Last night’s tow was a complete disaster, or nearly so. A messenger hung up after the fourth sampler in the top array. The valve was found closed on the sled sampler. The sampler below the sled was left out, which caused us to tow 12 meter below the target surface to make sure we got a good profile. As a result we have a dearth of samples between 20 meters below the target surface and 8 meters above! The sample at 8 meters above had tracer, as did at least two segments in the 50-chamber data. We are repeating this tow as I write and we will break off for Punta Arenas immediately after the tow is finished, around 0400 LT tomorrow.

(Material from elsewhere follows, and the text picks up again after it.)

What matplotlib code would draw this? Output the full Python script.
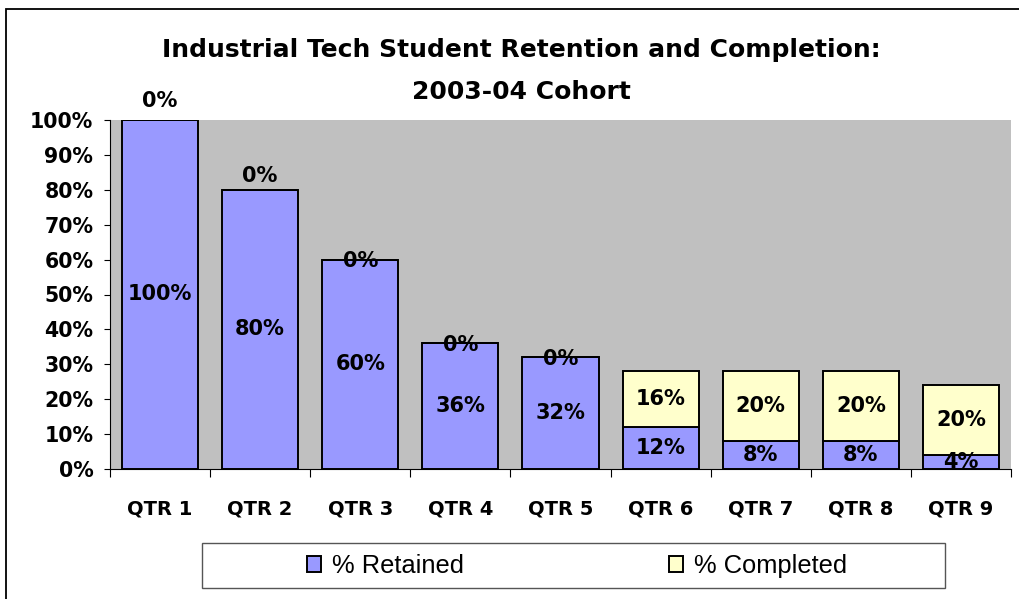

The other activity today was to put the four seabird autonomous T-sensors and two CTDs on the sampler sled together for an intercalibration. We did this before with the CTD on the rosette system, so we should indirectly get a comparison with the sled CTD and the rosette CTD. The weather has been moderate, with nominally 14-foot seas according to the storm surf model site. Conditions are just on the edge for deploying and recovering the towed sampler system.

19 February 2009


The tow last night went well, with all samplers performing properly – in contrast to the disastrous tow of the night before. Recovery in the wee hours of the morning went smoothly, with a festive, “end of the cruise” atmosphere. We went over the same track as the previous night, except that it was 3 miles shorter because of the need to leave the site and head back. The surprise was that no tracer was found at all, again in contrast to the previous tow, which was rich in tracer in both the first and second halves of the tow. Such is the ocean, always in motion, and thumbing its nose at us. We do know the initial condition of the tracer well enough with the samples we have, but a tracer rich final tow would have been icing on the cake.

We are headed back now, having left at 0400 local time. Packing is going well. We have following seas and following winds and so are quite comfortable and cruising at better than 13 knots.